> _Exercise details_
Scan the data below for the string "that". Show every line where it turns up.

> _Given data_
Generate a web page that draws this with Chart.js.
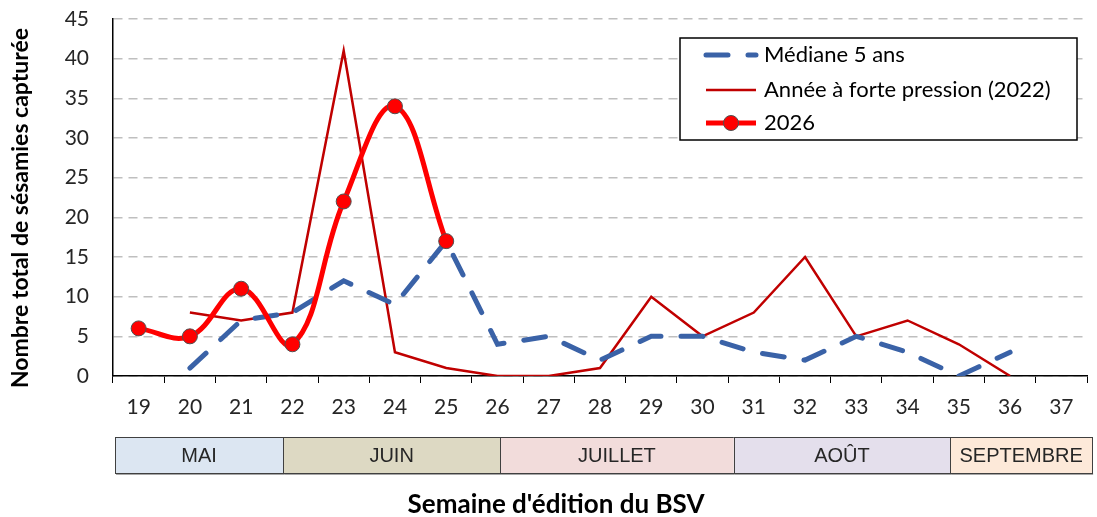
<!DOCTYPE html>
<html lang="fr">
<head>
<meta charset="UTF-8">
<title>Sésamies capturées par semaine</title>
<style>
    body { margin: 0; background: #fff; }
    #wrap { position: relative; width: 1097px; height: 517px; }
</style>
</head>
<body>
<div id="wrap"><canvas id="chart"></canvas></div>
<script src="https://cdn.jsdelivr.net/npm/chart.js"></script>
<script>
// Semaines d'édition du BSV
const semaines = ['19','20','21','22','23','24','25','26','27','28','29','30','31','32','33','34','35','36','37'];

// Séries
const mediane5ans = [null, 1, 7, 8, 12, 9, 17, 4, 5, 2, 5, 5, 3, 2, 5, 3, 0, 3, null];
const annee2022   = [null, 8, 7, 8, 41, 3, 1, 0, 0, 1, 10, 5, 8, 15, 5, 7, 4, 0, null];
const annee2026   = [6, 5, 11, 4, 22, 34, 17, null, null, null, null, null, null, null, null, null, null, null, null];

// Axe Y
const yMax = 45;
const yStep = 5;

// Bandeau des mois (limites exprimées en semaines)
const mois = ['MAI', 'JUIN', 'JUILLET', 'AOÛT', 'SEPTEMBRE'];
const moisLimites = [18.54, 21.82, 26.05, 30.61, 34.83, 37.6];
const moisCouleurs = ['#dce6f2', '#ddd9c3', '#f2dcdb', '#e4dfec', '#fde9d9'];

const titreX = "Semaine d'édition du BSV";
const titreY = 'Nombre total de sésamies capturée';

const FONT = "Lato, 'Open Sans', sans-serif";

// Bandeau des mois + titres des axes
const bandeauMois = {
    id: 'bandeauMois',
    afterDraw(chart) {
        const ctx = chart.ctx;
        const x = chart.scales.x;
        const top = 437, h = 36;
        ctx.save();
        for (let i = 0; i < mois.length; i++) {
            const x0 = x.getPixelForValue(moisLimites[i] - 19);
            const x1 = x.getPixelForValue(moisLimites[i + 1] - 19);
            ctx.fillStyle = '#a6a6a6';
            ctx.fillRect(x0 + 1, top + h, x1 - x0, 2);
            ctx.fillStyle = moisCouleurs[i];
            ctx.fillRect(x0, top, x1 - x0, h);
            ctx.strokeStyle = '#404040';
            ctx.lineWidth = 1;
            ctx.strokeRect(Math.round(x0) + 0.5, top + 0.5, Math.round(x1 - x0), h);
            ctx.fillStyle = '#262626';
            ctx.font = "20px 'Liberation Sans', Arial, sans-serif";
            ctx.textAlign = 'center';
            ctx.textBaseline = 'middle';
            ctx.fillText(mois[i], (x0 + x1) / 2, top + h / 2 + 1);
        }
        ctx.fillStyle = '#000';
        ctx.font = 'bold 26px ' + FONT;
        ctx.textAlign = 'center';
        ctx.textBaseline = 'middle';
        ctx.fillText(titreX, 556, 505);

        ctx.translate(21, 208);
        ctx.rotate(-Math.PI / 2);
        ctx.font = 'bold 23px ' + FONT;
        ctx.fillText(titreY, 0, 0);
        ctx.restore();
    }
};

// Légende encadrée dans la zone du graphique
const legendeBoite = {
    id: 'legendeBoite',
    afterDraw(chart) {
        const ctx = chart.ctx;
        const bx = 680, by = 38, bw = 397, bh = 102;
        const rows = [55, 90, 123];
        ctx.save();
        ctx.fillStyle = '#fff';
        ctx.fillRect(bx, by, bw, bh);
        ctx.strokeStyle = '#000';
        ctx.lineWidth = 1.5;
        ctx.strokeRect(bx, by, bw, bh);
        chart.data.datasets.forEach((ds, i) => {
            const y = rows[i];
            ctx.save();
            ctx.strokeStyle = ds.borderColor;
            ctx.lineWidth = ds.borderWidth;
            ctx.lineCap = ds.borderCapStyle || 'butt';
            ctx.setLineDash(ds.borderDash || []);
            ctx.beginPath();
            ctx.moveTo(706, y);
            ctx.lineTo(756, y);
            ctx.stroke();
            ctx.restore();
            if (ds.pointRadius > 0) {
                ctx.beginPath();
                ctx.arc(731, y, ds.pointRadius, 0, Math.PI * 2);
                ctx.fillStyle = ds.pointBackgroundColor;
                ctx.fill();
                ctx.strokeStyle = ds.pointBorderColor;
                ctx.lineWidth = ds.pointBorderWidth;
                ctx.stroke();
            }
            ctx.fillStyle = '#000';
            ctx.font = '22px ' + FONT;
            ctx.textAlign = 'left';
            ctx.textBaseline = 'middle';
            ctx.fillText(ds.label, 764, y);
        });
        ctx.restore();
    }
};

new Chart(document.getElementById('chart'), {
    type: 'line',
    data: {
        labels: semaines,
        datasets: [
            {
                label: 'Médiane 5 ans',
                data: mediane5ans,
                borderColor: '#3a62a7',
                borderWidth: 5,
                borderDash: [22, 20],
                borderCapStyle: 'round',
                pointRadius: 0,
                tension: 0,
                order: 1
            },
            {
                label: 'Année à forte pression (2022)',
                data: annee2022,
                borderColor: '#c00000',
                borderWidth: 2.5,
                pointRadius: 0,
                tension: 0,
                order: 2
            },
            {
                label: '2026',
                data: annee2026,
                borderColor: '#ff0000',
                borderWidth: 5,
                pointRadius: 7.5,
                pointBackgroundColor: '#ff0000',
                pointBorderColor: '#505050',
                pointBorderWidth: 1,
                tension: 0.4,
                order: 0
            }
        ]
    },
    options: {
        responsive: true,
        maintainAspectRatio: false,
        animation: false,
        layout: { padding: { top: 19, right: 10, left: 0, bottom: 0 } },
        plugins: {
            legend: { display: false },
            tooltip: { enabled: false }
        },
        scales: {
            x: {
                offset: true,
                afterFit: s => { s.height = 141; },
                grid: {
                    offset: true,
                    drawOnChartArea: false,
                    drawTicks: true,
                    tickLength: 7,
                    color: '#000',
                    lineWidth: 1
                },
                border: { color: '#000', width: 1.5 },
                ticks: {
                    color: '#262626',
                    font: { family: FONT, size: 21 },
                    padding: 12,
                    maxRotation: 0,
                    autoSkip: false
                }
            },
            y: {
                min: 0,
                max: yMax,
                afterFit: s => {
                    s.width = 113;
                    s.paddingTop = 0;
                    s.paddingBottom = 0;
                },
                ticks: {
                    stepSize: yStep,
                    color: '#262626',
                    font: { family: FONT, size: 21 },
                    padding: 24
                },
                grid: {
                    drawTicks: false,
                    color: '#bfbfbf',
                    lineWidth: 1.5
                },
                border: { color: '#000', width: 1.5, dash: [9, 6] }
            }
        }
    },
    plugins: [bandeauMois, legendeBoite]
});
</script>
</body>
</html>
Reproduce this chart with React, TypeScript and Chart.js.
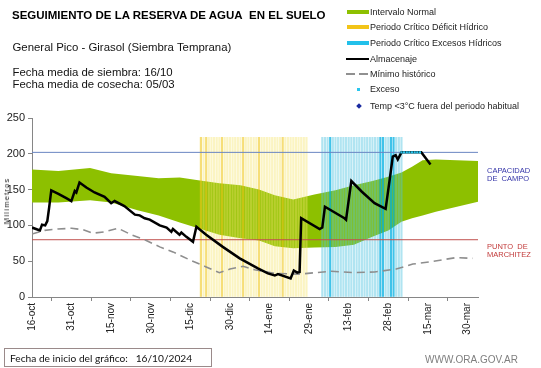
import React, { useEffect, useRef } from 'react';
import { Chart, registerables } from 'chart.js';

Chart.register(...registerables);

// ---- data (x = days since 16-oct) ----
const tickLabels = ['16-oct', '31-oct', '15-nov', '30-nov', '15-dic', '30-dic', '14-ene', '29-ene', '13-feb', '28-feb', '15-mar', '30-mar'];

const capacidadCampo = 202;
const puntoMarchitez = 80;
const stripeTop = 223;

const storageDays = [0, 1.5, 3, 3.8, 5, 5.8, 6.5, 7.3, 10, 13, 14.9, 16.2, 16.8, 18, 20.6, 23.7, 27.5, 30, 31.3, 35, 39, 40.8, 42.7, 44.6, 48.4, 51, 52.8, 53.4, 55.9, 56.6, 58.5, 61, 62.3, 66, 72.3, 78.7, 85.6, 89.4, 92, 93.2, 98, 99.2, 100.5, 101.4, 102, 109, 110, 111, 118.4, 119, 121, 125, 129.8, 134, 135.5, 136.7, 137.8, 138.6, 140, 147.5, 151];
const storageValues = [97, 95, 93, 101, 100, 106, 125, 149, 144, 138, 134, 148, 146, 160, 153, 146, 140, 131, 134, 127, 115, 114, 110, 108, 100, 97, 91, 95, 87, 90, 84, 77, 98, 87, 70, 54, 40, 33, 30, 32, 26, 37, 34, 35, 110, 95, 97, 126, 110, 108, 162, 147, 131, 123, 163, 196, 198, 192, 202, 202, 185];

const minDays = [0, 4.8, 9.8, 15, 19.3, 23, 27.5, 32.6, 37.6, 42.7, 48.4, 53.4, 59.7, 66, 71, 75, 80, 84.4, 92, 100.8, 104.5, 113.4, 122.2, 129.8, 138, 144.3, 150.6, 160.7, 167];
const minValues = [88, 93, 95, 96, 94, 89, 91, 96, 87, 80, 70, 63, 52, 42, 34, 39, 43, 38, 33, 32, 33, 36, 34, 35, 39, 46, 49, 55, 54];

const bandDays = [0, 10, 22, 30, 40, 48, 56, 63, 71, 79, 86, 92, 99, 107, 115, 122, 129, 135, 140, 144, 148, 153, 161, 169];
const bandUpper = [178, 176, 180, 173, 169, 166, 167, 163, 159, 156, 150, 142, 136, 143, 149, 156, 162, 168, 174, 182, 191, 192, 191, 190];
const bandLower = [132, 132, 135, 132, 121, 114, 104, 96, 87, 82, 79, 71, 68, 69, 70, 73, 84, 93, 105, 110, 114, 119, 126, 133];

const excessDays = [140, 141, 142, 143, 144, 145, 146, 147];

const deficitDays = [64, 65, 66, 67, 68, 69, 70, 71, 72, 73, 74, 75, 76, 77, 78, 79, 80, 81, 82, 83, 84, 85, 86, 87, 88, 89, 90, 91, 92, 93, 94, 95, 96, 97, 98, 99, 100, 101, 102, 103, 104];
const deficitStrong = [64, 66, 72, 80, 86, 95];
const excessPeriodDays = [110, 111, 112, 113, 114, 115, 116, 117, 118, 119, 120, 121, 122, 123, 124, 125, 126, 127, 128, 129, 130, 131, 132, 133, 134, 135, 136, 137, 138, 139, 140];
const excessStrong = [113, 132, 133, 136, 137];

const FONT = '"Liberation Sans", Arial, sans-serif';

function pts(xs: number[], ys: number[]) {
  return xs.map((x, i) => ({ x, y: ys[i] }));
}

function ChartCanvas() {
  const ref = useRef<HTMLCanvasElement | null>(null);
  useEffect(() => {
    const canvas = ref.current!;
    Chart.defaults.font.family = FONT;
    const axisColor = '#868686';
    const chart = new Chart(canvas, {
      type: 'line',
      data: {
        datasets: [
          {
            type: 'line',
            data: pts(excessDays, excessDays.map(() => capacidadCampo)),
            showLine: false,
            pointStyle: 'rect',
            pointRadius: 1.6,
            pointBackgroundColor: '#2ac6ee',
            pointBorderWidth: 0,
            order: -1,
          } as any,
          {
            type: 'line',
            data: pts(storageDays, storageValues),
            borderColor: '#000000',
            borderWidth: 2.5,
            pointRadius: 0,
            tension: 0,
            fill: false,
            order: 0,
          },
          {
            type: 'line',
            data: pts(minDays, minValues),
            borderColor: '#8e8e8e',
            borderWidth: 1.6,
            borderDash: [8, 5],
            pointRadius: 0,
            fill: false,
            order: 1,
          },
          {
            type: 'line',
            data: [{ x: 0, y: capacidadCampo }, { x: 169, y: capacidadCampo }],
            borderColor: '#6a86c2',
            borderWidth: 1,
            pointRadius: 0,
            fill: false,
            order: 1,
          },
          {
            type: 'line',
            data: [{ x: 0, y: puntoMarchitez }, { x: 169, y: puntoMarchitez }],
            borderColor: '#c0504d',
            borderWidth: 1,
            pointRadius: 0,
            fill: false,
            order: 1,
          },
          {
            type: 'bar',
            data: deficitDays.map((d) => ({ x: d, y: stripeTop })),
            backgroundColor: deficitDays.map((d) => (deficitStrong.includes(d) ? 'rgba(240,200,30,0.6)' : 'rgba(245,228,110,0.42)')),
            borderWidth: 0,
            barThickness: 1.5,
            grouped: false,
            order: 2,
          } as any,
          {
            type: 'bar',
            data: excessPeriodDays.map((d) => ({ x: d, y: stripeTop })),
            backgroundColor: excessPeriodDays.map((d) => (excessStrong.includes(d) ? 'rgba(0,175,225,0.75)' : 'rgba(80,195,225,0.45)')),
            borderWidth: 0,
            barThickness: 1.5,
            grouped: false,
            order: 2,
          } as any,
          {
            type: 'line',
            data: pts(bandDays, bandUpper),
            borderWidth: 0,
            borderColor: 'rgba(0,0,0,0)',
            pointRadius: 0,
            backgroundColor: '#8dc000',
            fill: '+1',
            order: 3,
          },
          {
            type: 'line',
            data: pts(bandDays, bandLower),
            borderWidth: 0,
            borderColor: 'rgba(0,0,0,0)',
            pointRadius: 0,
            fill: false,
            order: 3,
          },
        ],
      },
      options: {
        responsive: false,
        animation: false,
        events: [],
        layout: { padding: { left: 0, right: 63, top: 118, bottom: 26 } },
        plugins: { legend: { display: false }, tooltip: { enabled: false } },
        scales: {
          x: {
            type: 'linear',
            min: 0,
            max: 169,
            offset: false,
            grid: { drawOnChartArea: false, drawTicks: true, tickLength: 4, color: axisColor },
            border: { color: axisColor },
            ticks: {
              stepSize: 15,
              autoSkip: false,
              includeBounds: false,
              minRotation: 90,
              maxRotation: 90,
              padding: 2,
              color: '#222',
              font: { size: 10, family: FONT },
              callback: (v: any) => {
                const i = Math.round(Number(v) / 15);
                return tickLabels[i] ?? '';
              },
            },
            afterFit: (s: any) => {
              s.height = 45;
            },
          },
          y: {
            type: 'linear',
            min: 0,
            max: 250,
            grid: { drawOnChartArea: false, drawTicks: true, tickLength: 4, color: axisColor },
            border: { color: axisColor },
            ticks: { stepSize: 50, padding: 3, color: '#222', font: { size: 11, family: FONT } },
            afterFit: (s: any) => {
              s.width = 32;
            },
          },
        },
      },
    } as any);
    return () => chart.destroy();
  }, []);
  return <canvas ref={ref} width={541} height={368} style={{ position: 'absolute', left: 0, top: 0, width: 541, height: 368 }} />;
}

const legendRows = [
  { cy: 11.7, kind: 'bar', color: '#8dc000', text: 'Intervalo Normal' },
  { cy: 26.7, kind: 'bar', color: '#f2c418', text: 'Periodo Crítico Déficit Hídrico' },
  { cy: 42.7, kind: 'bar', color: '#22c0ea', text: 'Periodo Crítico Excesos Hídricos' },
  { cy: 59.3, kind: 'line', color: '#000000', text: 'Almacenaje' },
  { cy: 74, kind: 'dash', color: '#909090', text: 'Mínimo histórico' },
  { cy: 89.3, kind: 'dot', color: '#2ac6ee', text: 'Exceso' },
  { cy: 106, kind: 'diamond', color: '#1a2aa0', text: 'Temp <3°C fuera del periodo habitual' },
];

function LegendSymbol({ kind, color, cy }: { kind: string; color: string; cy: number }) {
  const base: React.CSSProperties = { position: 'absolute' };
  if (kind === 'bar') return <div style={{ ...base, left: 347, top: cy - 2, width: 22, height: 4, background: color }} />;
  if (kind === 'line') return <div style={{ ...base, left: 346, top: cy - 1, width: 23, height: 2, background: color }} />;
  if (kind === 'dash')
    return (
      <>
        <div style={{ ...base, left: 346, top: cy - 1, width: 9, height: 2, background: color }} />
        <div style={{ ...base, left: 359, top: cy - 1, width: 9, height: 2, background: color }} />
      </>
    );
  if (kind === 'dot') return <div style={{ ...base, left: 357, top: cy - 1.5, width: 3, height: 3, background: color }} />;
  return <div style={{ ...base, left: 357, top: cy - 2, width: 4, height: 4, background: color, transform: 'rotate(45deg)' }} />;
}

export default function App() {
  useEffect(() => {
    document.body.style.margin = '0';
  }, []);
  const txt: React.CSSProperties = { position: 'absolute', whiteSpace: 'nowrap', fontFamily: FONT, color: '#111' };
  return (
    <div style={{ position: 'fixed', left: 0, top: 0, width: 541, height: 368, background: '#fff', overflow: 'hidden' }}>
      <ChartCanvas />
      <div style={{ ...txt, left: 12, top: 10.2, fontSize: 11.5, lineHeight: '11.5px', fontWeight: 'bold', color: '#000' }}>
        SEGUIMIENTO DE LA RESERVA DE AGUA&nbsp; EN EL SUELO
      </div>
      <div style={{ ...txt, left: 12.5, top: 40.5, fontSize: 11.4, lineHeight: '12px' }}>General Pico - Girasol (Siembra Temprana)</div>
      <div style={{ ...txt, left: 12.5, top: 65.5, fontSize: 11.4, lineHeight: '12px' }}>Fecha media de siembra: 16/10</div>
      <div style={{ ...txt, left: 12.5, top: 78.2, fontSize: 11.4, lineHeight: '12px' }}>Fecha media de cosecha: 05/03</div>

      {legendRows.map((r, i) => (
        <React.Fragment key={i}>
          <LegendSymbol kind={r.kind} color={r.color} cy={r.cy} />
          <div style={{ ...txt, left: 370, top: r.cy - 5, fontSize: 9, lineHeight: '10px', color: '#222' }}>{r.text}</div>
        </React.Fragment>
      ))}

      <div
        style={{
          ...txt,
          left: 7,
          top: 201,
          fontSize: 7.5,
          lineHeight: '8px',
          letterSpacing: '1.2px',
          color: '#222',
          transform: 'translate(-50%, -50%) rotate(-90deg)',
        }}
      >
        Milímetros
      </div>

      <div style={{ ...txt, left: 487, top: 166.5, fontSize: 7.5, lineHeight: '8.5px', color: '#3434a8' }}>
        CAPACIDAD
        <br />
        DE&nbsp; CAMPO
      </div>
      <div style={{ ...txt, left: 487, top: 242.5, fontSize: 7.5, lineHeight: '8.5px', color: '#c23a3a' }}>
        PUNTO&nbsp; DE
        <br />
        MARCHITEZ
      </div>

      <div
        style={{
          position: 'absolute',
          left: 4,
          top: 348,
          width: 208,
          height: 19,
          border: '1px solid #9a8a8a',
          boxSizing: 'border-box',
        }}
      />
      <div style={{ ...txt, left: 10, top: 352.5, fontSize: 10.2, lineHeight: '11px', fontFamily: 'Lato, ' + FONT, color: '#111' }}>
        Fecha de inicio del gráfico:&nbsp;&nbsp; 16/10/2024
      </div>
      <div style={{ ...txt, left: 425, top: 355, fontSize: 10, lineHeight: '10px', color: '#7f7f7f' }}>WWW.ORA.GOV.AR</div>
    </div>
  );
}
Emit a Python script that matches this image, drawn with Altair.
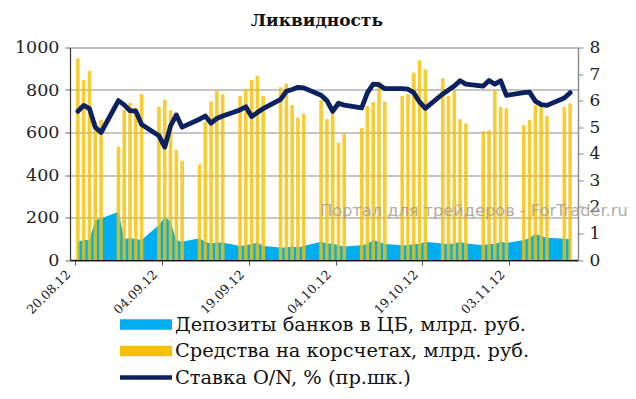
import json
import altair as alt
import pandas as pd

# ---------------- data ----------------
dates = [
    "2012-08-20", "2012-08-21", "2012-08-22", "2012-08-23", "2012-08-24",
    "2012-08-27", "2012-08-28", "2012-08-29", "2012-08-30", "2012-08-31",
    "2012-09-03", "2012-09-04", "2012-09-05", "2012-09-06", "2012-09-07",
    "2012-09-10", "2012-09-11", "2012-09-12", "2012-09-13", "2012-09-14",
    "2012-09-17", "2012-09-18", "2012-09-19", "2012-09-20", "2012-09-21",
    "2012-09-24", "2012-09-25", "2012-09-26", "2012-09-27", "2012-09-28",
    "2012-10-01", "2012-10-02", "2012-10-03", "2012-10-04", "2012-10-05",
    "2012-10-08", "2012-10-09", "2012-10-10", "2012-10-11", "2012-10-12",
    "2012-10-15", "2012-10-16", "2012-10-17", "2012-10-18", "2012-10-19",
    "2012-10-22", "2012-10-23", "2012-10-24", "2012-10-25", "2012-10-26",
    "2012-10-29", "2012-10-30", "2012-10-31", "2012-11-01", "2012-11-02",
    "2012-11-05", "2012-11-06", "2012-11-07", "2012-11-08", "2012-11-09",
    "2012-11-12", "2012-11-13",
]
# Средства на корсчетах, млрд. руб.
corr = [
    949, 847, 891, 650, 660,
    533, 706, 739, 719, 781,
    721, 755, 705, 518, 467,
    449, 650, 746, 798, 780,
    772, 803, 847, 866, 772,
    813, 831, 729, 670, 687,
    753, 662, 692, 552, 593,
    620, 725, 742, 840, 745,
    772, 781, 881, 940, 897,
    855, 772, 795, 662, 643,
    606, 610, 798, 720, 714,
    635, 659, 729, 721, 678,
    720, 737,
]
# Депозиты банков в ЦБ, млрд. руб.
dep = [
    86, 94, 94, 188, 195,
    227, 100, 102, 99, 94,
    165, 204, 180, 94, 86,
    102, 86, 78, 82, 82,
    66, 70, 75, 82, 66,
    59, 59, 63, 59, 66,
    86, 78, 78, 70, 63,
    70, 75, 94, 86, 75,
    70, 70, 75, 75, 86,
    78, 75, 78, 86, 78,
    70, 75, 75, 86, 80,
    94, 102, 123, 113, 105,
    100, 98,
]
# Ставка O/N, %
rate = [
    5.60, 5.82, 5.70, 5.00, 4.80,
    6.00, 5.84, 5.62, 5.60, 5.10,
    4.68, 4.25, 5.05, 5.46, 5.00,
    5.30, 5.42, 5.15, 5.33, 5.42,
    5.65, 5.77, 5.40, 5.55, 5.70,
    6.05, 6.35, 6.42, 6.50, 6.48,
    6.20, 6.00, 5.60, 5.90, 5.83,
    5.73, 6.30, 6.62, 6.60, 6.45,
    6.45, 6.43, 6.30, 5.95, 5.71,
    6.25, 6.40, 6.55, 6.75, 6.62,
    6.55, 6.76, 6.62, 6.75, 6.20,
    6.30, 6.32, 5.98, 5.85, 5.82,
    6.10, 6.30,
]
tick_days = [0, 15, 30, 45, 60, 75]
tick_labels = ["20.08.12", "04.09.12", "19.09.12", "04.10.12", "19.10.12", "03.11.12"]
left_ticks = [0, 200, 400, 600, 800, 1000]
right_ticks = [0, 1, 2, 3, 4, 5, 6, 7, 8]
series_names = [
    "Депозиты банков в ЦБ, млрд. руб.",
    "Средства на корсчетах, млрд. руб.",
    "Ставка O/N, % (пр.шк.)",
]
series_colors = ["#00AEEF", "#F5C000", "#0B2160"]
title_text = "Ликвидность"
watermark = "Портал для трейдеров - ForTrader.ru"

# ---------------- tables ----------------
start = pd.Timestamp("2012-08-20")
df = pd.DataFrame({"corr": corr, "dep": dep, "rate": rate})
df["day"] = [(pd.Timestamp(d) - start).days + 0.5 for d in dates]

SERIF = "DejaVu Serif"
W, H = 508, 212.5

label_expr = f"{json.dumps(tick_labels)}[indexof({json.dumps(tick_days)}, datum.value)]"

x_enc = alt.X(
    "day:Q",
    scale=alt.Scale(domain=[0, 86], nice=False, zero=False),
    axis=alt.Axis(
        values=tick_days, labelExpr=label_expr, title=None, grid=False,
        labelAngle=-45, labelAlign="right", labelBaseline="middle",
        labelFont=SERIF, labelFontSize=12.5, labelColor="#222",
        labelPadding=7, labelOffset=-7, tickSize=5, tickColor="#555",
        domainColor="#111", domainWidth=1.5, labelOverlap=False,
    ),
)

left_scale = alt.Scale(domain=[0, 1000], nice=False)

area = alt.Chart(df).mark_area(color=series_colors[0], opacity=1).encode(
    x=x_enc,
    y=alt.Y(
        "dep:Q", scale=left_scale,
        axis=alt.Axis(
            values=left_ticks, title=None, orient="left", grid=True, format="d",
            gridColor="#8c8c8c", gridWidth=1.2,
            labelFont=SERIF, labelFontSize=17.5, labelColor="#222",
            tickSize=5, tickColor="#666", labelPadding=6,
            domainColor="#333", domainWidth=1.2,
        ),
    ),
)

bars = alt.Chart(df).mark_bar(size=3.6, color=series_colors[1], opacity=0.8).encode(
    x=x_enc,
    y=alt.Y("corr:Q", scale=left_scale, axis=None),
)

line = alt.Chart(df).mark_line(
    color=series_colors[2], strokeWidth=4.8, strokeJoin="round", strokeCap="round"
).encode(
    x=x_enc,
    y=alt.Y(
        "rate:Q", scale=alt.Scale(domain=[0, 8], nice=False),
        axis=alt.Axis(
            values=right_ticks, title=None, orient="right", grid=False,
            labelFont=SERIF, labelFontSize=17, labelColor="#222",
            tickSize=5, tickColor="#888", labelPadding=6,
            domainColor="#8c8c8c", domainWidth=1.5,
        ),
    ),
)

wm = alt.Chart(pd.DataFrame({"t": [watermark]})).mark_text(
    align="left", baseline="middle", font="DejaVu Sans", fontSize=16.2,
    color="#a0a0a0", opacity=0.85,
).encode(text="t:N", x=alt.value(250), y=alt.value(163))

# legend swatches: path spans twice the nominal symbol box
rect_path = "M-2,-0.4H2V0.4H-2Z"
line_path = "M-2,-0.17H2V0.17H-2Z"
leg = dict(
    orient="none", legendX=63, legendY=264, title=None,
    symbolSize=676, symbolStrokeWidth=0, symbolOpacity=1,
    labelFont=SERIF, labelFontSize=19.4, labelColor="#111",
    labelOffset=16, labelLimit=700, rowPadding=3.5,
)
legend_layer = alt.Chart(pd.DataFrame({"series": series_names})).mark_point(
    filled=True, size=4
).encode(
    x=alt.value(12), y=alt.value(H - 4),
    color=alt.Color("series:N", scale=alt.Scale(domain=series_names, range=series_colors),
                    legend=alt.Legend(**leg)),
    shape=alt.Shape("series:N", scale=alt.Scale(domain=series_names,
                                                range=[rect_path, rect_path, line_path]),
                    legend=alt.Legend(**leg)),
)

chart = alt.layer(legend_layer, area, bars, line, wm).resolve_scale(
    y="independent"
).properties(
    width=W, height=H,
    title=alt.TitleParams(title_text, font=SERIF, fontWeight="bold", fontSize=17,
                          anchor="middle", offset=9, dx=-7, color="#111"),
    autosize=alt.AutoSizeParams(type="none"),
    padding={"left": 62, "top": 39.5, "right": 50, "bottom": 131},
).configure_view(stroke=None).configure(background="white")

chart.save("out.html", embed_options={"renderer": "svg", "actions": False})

> _Exercise response_
Generate a web page that draws this with Chart.js.
Emit a Python script that matches this image, drawn with Altair.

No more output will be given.